Stored data entries:
◇ ◇ ◇ ◇ ◇ ◇ ◇

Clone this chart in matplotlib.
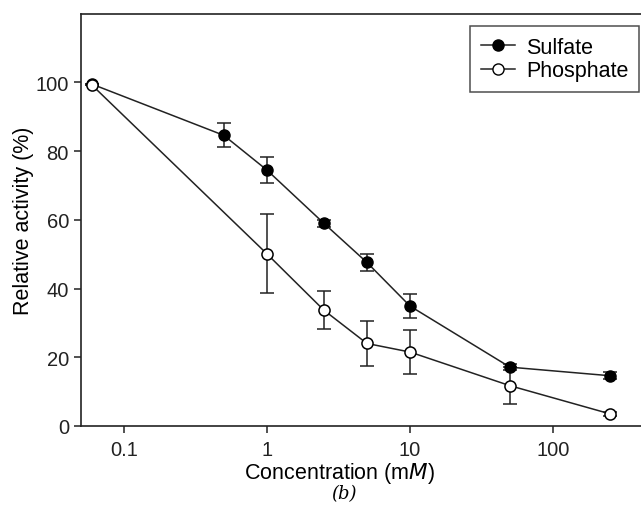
import matplotlib.pyplot as plt
from matplotlib.ticker import NullLocator, FixedLocator
from matplotlib.lines import Line2D

plt.rcParams['font.family'] = ['Liberation Sans', 'DejaVu Sans']

conc = [0.06, 0.5, 1, 2.5, 5, 10, 50, 250]
sulfate = [99.5, 84.6, 74.5, 59.0, 47.6, 34.9, 17.1, 14.6]
sulfate_err = [0, 3.5, 3.8, 1.0, 2.5, 3.4, 0.8, 1.0]

conc_p = [0.06, 1, 2.5, 5, 10, 50, 250]
phosphate = [99.2, 50.1, 33.7, 24.0, 21.5, 11.7, 3.5]
phosphate_err = [0, 11.5, 5.5, 6.5, 6.3, 5.3, 0.5]

xticks = [0.1, 1, 10, 100]
xticklabels = ['0.1', '1', '10', '100']
yticks = [0, 20, 40, 60, 80, 100]

fig = plt.figure(figsize=(6.41, 5.10), dpi=100)
ax = fig.add_axes([0.126, 0.163, 0.874, 0.808])

lc = '#222222'
ax.errorbar(conc, sulfate, yerr=sulfate_err, color=lc, lw=1.1, marker='o',
            ms=8, mfc='black', mec='black', capsize=5, elinewidth=1.1,
            capthick=1.1, zorder=3)
ax.errorbar(conc_p, phosphate, yerr=phosphate_err, color=lc, lw=1.1, marker='o',
            ms=8, mfc='white', mec='black', mew=1.1, capsize=5, elinewidth=1.1,
            capthick=1.1, zorder=3)

ax.set_xscale('log')
ax.set_xlim(0.05, 412)
ax.set_ylim(0, 120)
ax.xaxis.set_major_locator(FixedLocator(xticks))
ax.set_xticklabels(xticklabels)
ax.xaxis.set_minor_locator(NullLocator())
ax.set_yticks(yticks)

ax.spines['right'].set_visible(False)
for s in ['left', 'bottom', 'top']:
    ax.spines[s].set_linewidth(1.2)
    ax.spines[s].set_color(lc)
ax.tick_params(direction='out', length=5, width=1.1, labelsize=14.5, colors=lc)
ax.tick_params(axis='x', pad=5)

ax.set_xlabel('Concentration (m$\\it{M}$)', fontsize=15.5)
ax.xaxis.set_label_coords(0.4625, -0.083)
ax.set_ylabel('Relative activity (%)', fontsize=15.5, labelpad=1)

fig.text(0.536, 0.032, '(b)', fontsize=13, family='DejaVu Serif', style='italic',
         ha='center', va='center')

handles = [Line2D([], [], color=lc, lw=1.1, marker='o', ms=8, mfc='black', mec='black'),
           Line2D([], [], color=lc, lw=1.1, marker='o', ms=8, mfc='white', mec='black')]
leg = ax.legend(handles, ['Sulfate', 'Phosphate'], loc='upper left',
                bbox_to_anchor=(0.733, 0.947), bbox_transform=fig.transFigure,
                fontsize=15.5, frameon=True, fancybox=False, edgecolor=lc,
                handlelength=1.6, handletextpad=0.5, borderpad=0.5,
                labelspacing=0.12, borderaxespad=0)
leg.get_frame().set_linewidth(1.1)

fig.savefig('out.png', dpi=100)
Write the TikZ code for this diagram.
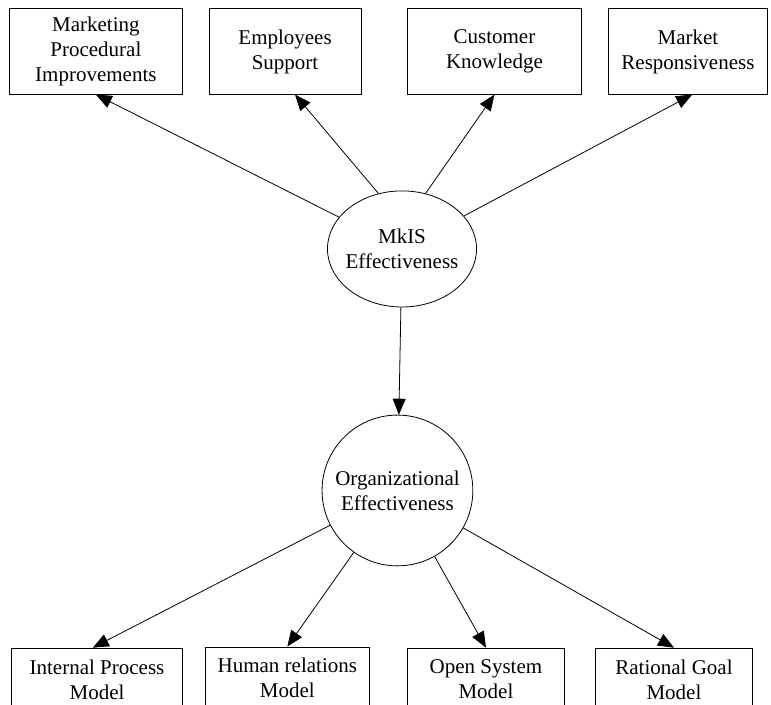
\documentclass[tikz,border=0pt]{standalone}
\usepackage{fontspec}
\setmainfont{Liberation Serif}
\usetikzlibrary{arrows.meta, shapes.geometric}

\begin{document}
\begin{tikzpicture}[every node/.style={font=\fontsize{21}{25}\selectfont, align=center}]
    \useasboundingbox (0,0) rectangle (27.10,-24.78);

    % Outcomes of MkIS
    \node[draw, thick, minimum width=6.1cm, minimum height=3cm] (proc) at (3.37,-1.81) {Marketing\\Procedural\\Improvements};
    \node[draw, thick, minimum width=5.35cm, minimum height=3cm] (empl) at (10.02,-1.81) {Employees\\Support};
    \node[draw, thick, minimum width=6.1cm, minimum height=3cm] (cust) at (17.38,-1.81) {Customer\\Knowledge};
    \node[draw, thick, minimum width=5.6cm, minimum height=3cm] (resp) at (24.18,-1.81) {Market\\Responsiveness};

    % MkIS
    \node[draw, thick, ellipse, minimum width=5.24cm, minimum height=4.08cm, inner sep=-5pt] (mkis) at (14.13,-8.75) {MkIS\\Effectiveness};

    % Organizational effectiveness
    \node[draw, thick, circle, minimum size=5.3cm, inner sep=0pt] (orgeff) at (13.97,-17.24) {Organizational\\Effectiveness};

    % Models
    \node[draw, thick, minimum width=6cm, minimum height=2.2cm] (intern) at (3.41,-23.88) {Internal Process\\Model};
    \node[draw, thick, minimum width=5.75cm, minimum height=2.2cm] (human) at (10.10,-23.84) {Human relations\\Model};
    \node[draw, thick, minimum width=5.5cm, minimum height=2.2cm] (open) at (17.08,-23.88) {Open System\\Model};
    \node[draw, thick, minimum width=5.5cm, minimum height=2.2cm] (goal) at (23.69,-23.88) {Rational Goal\\Model};

    % Arrows
    \draw[-{Triangle[length=16pt, width=13pt]}, thick] (mkis) -- (proc.south);
    \draw[-{Triangle[length=16pt, width=13pt]}, thick] (mkis.113) -- ([xshift=0.35cm]empl.south);
    \draw[-{Triangle[length=16pt, width=13pt]}, thick] (mkis.67) -- (cust.south);
    \draw[-{Triangle[length=16pt, width=13pt]}, thick] (mkis) -- ([xshift=0.15cm]resp.south);
    \draw[-{Triangle[length=16pt, width=13pt]}, thick] (mkis) -- (orgeff);
    \draw[-{Triangle[length=16pt, width=13pt]}, thick] (orgeff) -- ([xshift=-0.15cm]intern.north);
    \draw[-{Triangle[length=16pt, width=13pt]}, thick] (orgeff) -- (human.north);
    \draw[-{Triangle[length=16pt, width=13pt]}, thick] (orgeff) -- (open.north);
    \draw[-{Triangle[length=16pt, width=13pt]}, thick] (orgeff) -- (goal.north);
\end{tikzpicture}
\end{document}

◇ ◇ ◇ ◇ ◇ ◇ ◇

● **WHAT IS BEING ASKED**: Within the listing above, extract exactly the lines that run from the one containing "Write the TikZ code for this diagram." through the one containing "thick, circle, minimum", excluding any pictures.

● **WORKED SOLUTION**:
Write the TikZ code for this diagram.
\documentclass[tikz,border=0pt]{standalone}
\usepackage{fontspec}
\setmainfont{Liberation Serif}
\usetikzlibrary{arrows.meta, shapes.geometric}

\begin{document}
\begin{tikzpicture}[every node/.style={font=\fontsize{21}{25}\selectfont, align=center}]
    \useasboundingbox (0,0) rectangle (27.10,-24.78);

    % Outcomes of MkIS
    \node[draw, thick, minimum width=6.1cm, minimum height=3cm] (proc) at (3.37,-1.81) {Marketing\\Procedural\\Improvements};
    \node[draw, thick, minimum width=5.35cm, minimum height=3cm] (empl) at (10.02,-1.81) {Employees\\Support};
    \node[draw, thick, minimum width=6.1cm, minimum height=3cm] (cust) at (17.38,-1.81) {Customer\\Knowledge};
    \node[draw, thick, minimum width=5.6cm, minimum height=3cm] (resp) at (24.18,-1.81) {Market\\Responsiveness};

    % MkIS
    \node[draw, thick, ellipse, minimum width=5.24cm, minimum height=4.08cm, inner sep=-5pt] (mkis) at (14.13,-8.75) {MkIS\\Effectiveness};

    % Organizational effectiveness
    \node[draw, thick, circle, minimum size=5.3cm, inner sep=0pt] (orgeff) at (13.97,-17.24) {Organizational\\Effectiveness};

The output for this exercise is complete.